I find the pusher pads on the LCD-2s quite a bit more comfortable, but I have a feeling that it may be partly due to the head strap on the Xs throwing off the balance.
One positive thing about the Xs is that they're now lighter than the 2s: 612g vs 637g
20210529_234559~2.jpg
 
May 30, 2021 at 12:22 PM Post #554 of 2,958
I there's quite a big difference in the length of the head strap between my leather free 2020 LCD-2 and 2021 leather LCD-X. I've had headbands stretch over time, but never like this from new. Audeze are sending a replacement, so good support as always.
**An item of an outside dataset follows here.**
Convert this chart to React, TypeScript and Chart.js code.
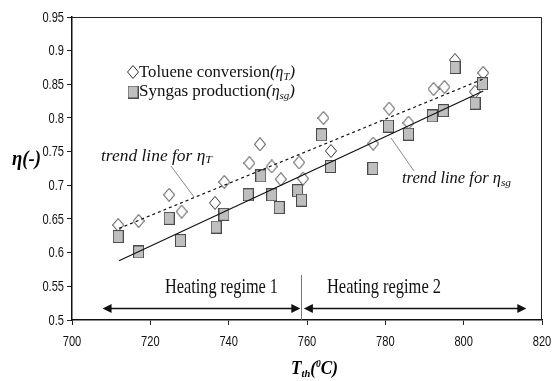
import React, { useEffect, useRef } from "react";
import { Chart, registerables } from "chart.js";

Chart.register(...registerables);

// ---- data ----
const tolueneT = [711.8, 717, 724.8, 728, 736.5, 738.9, 745.3, 748, 751, 753.3, 758, 759, 764.2, 766.1, 776.9, 781, 785.9, 792.3, 795.1, 797.8, 802.9, 805];
const tolueneEta = [0.641, 0.647, 0.686, 0.661, 0.674, 0.705, 0.733, 0.761, 0.728, 0.709, 0.734, 0.71, 0.8, 0.751, 0.762, 0.814, 0.793, 0.843, 0.846, 0.886, 0.839, 0.867];
const syngasT = [711.8, 717, 724.8, 727.7, 736.8, 738.8, 745, 748.2, 751, 752.9, 757.6, 758.6, 763.7, 766, 776.8, 780.8, 785.9, 792, 794.8, 797.8, 802.9, 804.8];
const syngasEta = [0.624, 0.601, 0.651, 0.618, 0.638, 0.657, 0.686, 0.714, 0.686, 0.667, 0.692, 0.678, 0.775, 0.728, 0.725, 0.788, 0.776, 0.803, 0.811, 0.875, 0.822, 0.851];
const trendTolueneT = [712, 805];
const trendTolueneEta = [0.636, 0.858];
const trendSyngasT = [712, 805];
const trendSyngasEta = [0.588, 0.84];
const xTickValues = [700, 720, 740, 760, 780, 800, 820];
const yTickValues = [0.5, 0.55, 0.6, 0.65, 0.7, 0.75, 0.8, 0.85, 0.9, 0.95];
const regimeBoundary = 758.5;
const regime1Range = [707.8, 758.3];
const regime2Range = [759.2, 816];
const regimeArrowEta = 0.518;
const regimeLabels = ["Heating regime 1", "Heating regime 2"];

const toPoints = (xs: number[], ys: number[]) => xs.map((x, i) => ({ x, y: ys[i] }));
const fmtY = (v: number) => String(Number(v.toFixed(2)));

function makeDiamond(): HTMLCanvasElement {
  const c = document.createElement("canvas");
  c.width = 12;
  c.height = 14;
  const g = c.getContext("2d")!;
  g.beginPath();
  g.moveTo(6, 0.5);
  g.lineTo(11.5, 7);
  g.lineTo(6, 13.5);
  g.lineTo(0.5, 7);
  g.closePath();
  g.fillStyle = "#ffffff";
  g.fill();
  g.strokeStyle = "#333333";
  g.lineWidth = 1;
  g.stroke();
  return c;
}

function makeSquare(): HTMLCanvasElement {
  const c = document.createElement("canvas");
  c.width = 11;
  c.height = 13;
  const g = c.getContext("2d")!;
  g.fillStyle = "#bfbfbf";
  g.fillRect(0, 0, 11, 13);
  g.strokeStyle = "#4a4a4a";
  g.lineWidth = 1;
  g.strokeRect(0.5, 0.5, 10, 12);
  return c;
}

type Seg = { t: string; font: string; dy?: number };
function drawSegs(ctx: CanvasRenderingContext2D, segs: Seg[], x: number, y: number, targetW: number) {
  let total = 0;
  for (const s of segs) {
    ctx.font = s.font;
    total += ctx.measureText(s.t).width;
  }
  const sx = targetW / total;
  ctx.save();
  ctx.translate(x, y);
  ctx.scale(sx, 1);
  ctx.textAlign = "left";
  ctx.textBaseline = "alphabetic";
  let cx = 0;
  for (const s of segs) {
    ctx.font = s.font;
    ctx.fillText(s.t, cx, s.dy || 0);
    cx += ctx.measureText(s.t).width;
  }
  ctx.restore();
}

function squishText(ctx: CanvasRenderingContext2D, t: string, x: number, y: number, sx: number, align: CanvasTextAlign) {
  ctx.save();
  ctx.translate(x, y);
  ctx.scale(sx, 1);
  ctx.textAlign = align;
  ctx.textBaseline = "middle";
  ctx.fillText(t, 0, 0);
  ctx.restore();
}

function arrowHead(ctx: CanvasRenderingContext2D, x: number, y: number, dir: number) {
  ctx.beginPath();
  ctx.moveTo(x, y);
  ctx.lineTo(x - dir * 9, y - 4.5);
  ctx.lineTo(x - dir * 9, y + 4.5);
  ctx.closePath();
  ctx.fill();
}

const SERIF = "'Liberation Serif', 'Times New Roman', serif";
const SANS = "'Liberation Sans', Arial, sans-serif";

export default function App() {
  const ref = useRef<HTMLCanvasElement | null>(null);

  useEffect(() => {
    if (!ref.current) return;
    const diamond = makeDiamond();
    const square = makeSquare();

    const overlay = {
      id: "overlay",
      afterDraw(chart: any) {
        const ctx: CanvasRenderingContext2D = chart.ctx;
        const { left, right, top, bottom } = chart.chartArea;
        const xs = chart.scales.x;
        const ys = chart.scales.y;
        ctx.save();
        // frame top/right
        ctx.strokeStyle = "#222";
        ctx.lineWidth = 1;
        ctx.beginPath();
        ctx.moveTo(left, top + 0.5);
        ctx.lineTo(right - 0.5, top + 0.5);
        ctx.lineTo(right - 0.5, bottom);
        ctx.stroke();

        // tick labels (narrow sans, from the scales' ticks)
        ctx.fillStyle = "#111";
        ctx.font = `15px ${SANS}`;
        for (const t of ys.ticks) {
          squishText(ctx, fmtY(t.value), left - 8, ys.getPixelForValue(t.value) + 0.5, 0.74, "right");
        }
        for (const t of xs.ticks) {
          squishText(ctx, String(t.value), xs.getPixelForValue(t.value), bottom + 22, 0.74, "center");
        }

        // regime boundary
        const bx = Math.round(xs.getPixelForValue(regimeBoundary)) + 0.5;
        ctx.strokeStyle = "#777";
        ctx.beginPath();
        ctx.moveTo(bx, bottom - 45);
        ctx.lineTo(bx, bottom);
        ctx.stroke();

        // arrows
        const ay = Math.round(ys.getPixelForValue(regimeArrowEta)) + 0.5;
        ctx.strokeStyle = "#111";
        ctx.fillStyle = "#111";
        ctx.lineWidth = 1.5;
        for (const r of [regime1Range, regime2Range]) {
          const x1 = xs.getPixelForValue(r[0]);
          const x2 = xs.getPixelForValue(r[1]);
          ctx.beginPath();
          ctx.moveTo(x1 + 4, ay);
          ctx.lineTo(x2 - 4, ay);
          ctx.stroke();
          arrowHead(ctx, x1, ay, -1);
          arrowHead(ctx, x2, ay, 1);
        }

        ctx.fillStyle = "#111";
        // regime labels
        drawSegs(ctx, [{ t: regimeLabels[0], font: `21px ${SERIF}` }], 165, 293, 113);
        drawSegs(ctx, [{ t: regimeLabels[1], font: `21px ${SERIF}` }], 327, 293, 114);

        // legend
        ctx.drawImage(diamond, 133 - 6, 72 - 7);
        ctx.drawImage(square, 133 - 5.5, 92 - 6.5);
        drawSegs(
          ctx,
          [
            { t: "Toluene conversion", font: `17px ${SERIF}` },
            { t: "(", font: `italic 17px ${SERIF}` },
            { t: "η", font: `italic 16px ${SERIF}` },
            { t: "T", font: `italic 11px ${SERIF}`, dy: 3 },
            { t: ")", font: `italic 17px ${SERIF}` },
          ],
          139,
          77,
          156
        );
        drawSegs(
          ctx,
          [
            { t: "Syngas production", font: `17px ${SERIF}` },
            { t: "(", font: `italic 17px ${SERIF}` },
            { t: "η", font: `italic 16px ${SERIF}` },
            { t: "sg", font: `italic 11px ${SERIF}`, dy: 3 },
            { t: ")", font: `italic 17px ${SERIF}` },
          ],
          139,
          96,
          156
        );

        // trend labels + leaders
        drawSegs(
          ctx,
          [
            { t: "trend line for η", font: `italic 16px ${SERIF}` },
            { t: "T", font: `italic 11px ${SERIF}`, dy: 2 },
          ],
          101,
          161,
          111
        );
        drawSegs(
          ctx,
          [
            { t: "trend line for η", font: `italic 16px ${SERIF}` },
            { t: "sg", font: `italic 11px ${SERIF}`, dy: 3 },
          ],
          402,
          183,
          109
        );
        ctx.strokeStyle = "#888";
        ctx.lineWidth = 1;
        ctx.beginPath();
        ctx.moveTo(171, 166);
        ctx.lineTo(194, 197);
        ctx.moveTo(391, 138);
        ctx.lineTo(414, 171);
        ctx.stroke();

        // axis titles
        ctx.fillStyle = "#000";
        drawSegs(ctx, [{ t: "η(-)", font: `bold italic 22px ${SERIF}` }], 12, 165, 29);
        drawSegs(
          ctx,
          [
            { t: "T", font: `bold italic 18px ${SERIF}` },
            { t: "th", font: `bold italic 11px ${SERIF}`, dy: 3 },
            { t: "(", font: `bold italic 18px ${SERIF}` },
            { t: "0", font: `bold italic 10px ${SERIF}`, dy: -7 },
            { t: "C)", font: `bold italic 18px ${SERIF}` },
          ],
          291,
          374,
          47
        );
        ctx.restore();
      },
    };

    const chart = new Chart(ref.current, {
      type: "scatter",
      data: {
        datasets: [
          {
            label: "trend T",
            data: toPoints(trendTolueneT, trendTolueneEta),
            showLine: true,
            borderColor: "#111",
            borderWidth: 1.2,
            borderDash: [3, 3],
            pointRadius: 0,
            order: 0,
          },
          {
            label: "trend sg",
            data: toPoints(trendSyngasT, trendSyngasEta),
            showLine: true,
            borderColor: "#111",
            borderWidth: 1.2,
            pointRadius: 0,
            order: 0,
          },
          {
            label: "Syngas production",
            data: toPoints(syngasT, syngasEta),
            pointStyle: square as any,
            pointRadius: 6,
            order: 1,
          },
          {
            label: "Toluene conversion",
            data: toPoints(tolueneT, tolueneEta),
            pointStyle: diamond as any,
            pointRadius: 6,
            order: 2,
          },
        ],
      },
      options: {
        animation: false,
        responsive: false,
        events: [],
        layout: { padding: { left: 0, top: 17, right: 10, bottom: 0 } },
        plugins: { legend: { display: false }, tooltip: { enabled: false } },
        scales: {
          x: {
            type: "linear",
            min: 700,
            max: 820,
            afterFit: (s: any) => {
              s.height = 61;
            },
            afterBuildTicks: (s: any) => {
              s.ticks = xTickValues.map((v) => ({ value: v }));
            },
            grid: { display: true, drawOnChartArea: false, drawTicks: true, tickLength: 5, color: "#222" },
            border: { display: true, color: "#111", width: 1.5 },
            ticks: { display: false },
          },
          y: {
            type: "linear",
            min: 0.5,
            max: 0.95,
            afterFit: (s: any) => {
              s.width = 72;
            },
            afterBuildTicks: (s: any) => {
              s.ticks = yTickValues.map((v) => ({ value: v }));
            },
            grid: { display: true, drawOnChartArea: false, drawTicks: true, tickLength: 5, color: "#222" },
            border: { display: true, color: "#111", width: 1.5 },
            ticks: { display: false },
          },
        },
      },
      plugins: [overlay],
    });
    return () => chart.destroy();
  }, []);

  return (
    <div style={{ position: "fixed", left: 0, top: 0, width: 552, height: 381, background: "#fff" }}>
      <canvas ref={ref} width={552} height={381} style={{ display: "block", width: 552, height: 381 }} />
    </div>
  );
}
I find the pusher pads on the LCD-2s quite a bit more comfortable, but I have a feeling that it may be partly due to the head strap on the Xs throwing off the balance.
One positive thing about the Xs is that they're now lighter than the 2s: 612g vs 637g
20210529_234559~2.jpg
708g to 612g is quite an improvement indeed. I am yet to hear the sound differences though.

The stretch of the headband leather by time is indeed an issue. I punctured new holes on my leather strap and ordered a new strap from Audeze when I sold my latest LCD.
 
May 30, 2021 at 12:37 PM Post #555 of 2,958
I there's quite a big difference in the length of the head strap between my leather free 2020 LCD-2 and 2021 leather LCD-X. I've had headbands stretch over time, but never like this from new. Audeze are sending a replacement, so good support as always.
I find the pusher pads on the LCD-2s quite a bit more comfortable, but I have a feeling that it may be partly due to the head strap on the Xs throwing off the balance.
One positive thing about the Xs is that they're now lighter than the 2s: 612g vs 637g
20210529_234559~2.jpg
How do you find the LCD-2 and LCD-X compare?